Sean Straw asked (about these recipes for testing the validity of
Message-Id:'s),
| As for newlines, I would have thought that Procmail would have
| reconcatenated it into a single line, ala To, cc, and received. I don't
| think there'd be any newlines in it at that point. Could someone more
| knowledgeable about such internals confirm?
In examining header fields with continuation lines, procmail treats the
embedded newline as a space and would match it to a space (or an unescaped
magic period) in the regexp.

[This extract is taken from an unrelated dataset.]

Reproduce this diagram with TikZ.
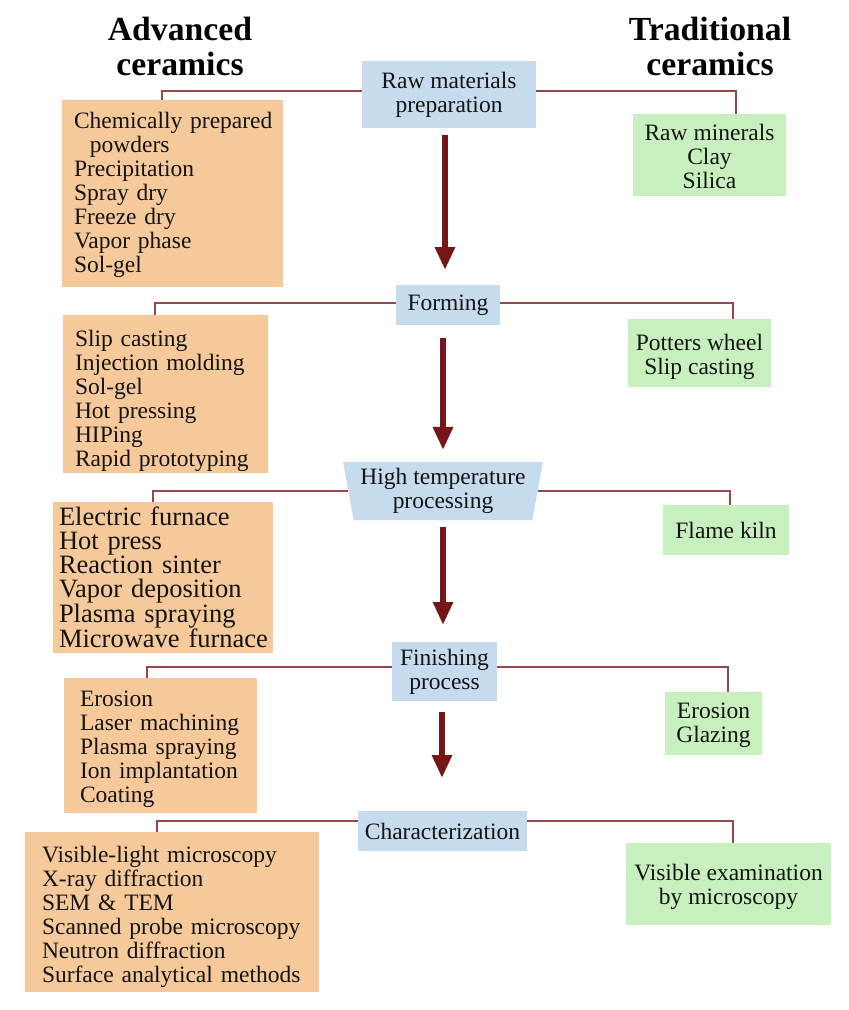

Such embedded newlines definitely do NOT match
^ nor $.
The space(s) or tab(s) that indent the continuation line are preserved,
so a space that represents an embedded newline will always be followed by
another space or a tab, but I can find no way to write a regexp that diffe-
rentiates, for example, <embedded newline><tab> from <literal space><tab>
entirely within procmail, and in a legitimate Message-Id: the former would
not need to be quoted but the latter would.
One can fork oneself silly, of course, using other programs:
:0h
msgid=|formail -zUxMessage-Id: | sed -e 'H; $ !d; g; s/\n[ ]*//g; p'
:0
* msgid ?? ^^<([^" @>]|\\"|"(\\"|[^"])*")+(_at_)\
([^" @>]|\\"|"(\\"|[^"])*")+>^^
routine_for_legit-looking_IDs
and I'm sure that that will still miss some legitimate IDs.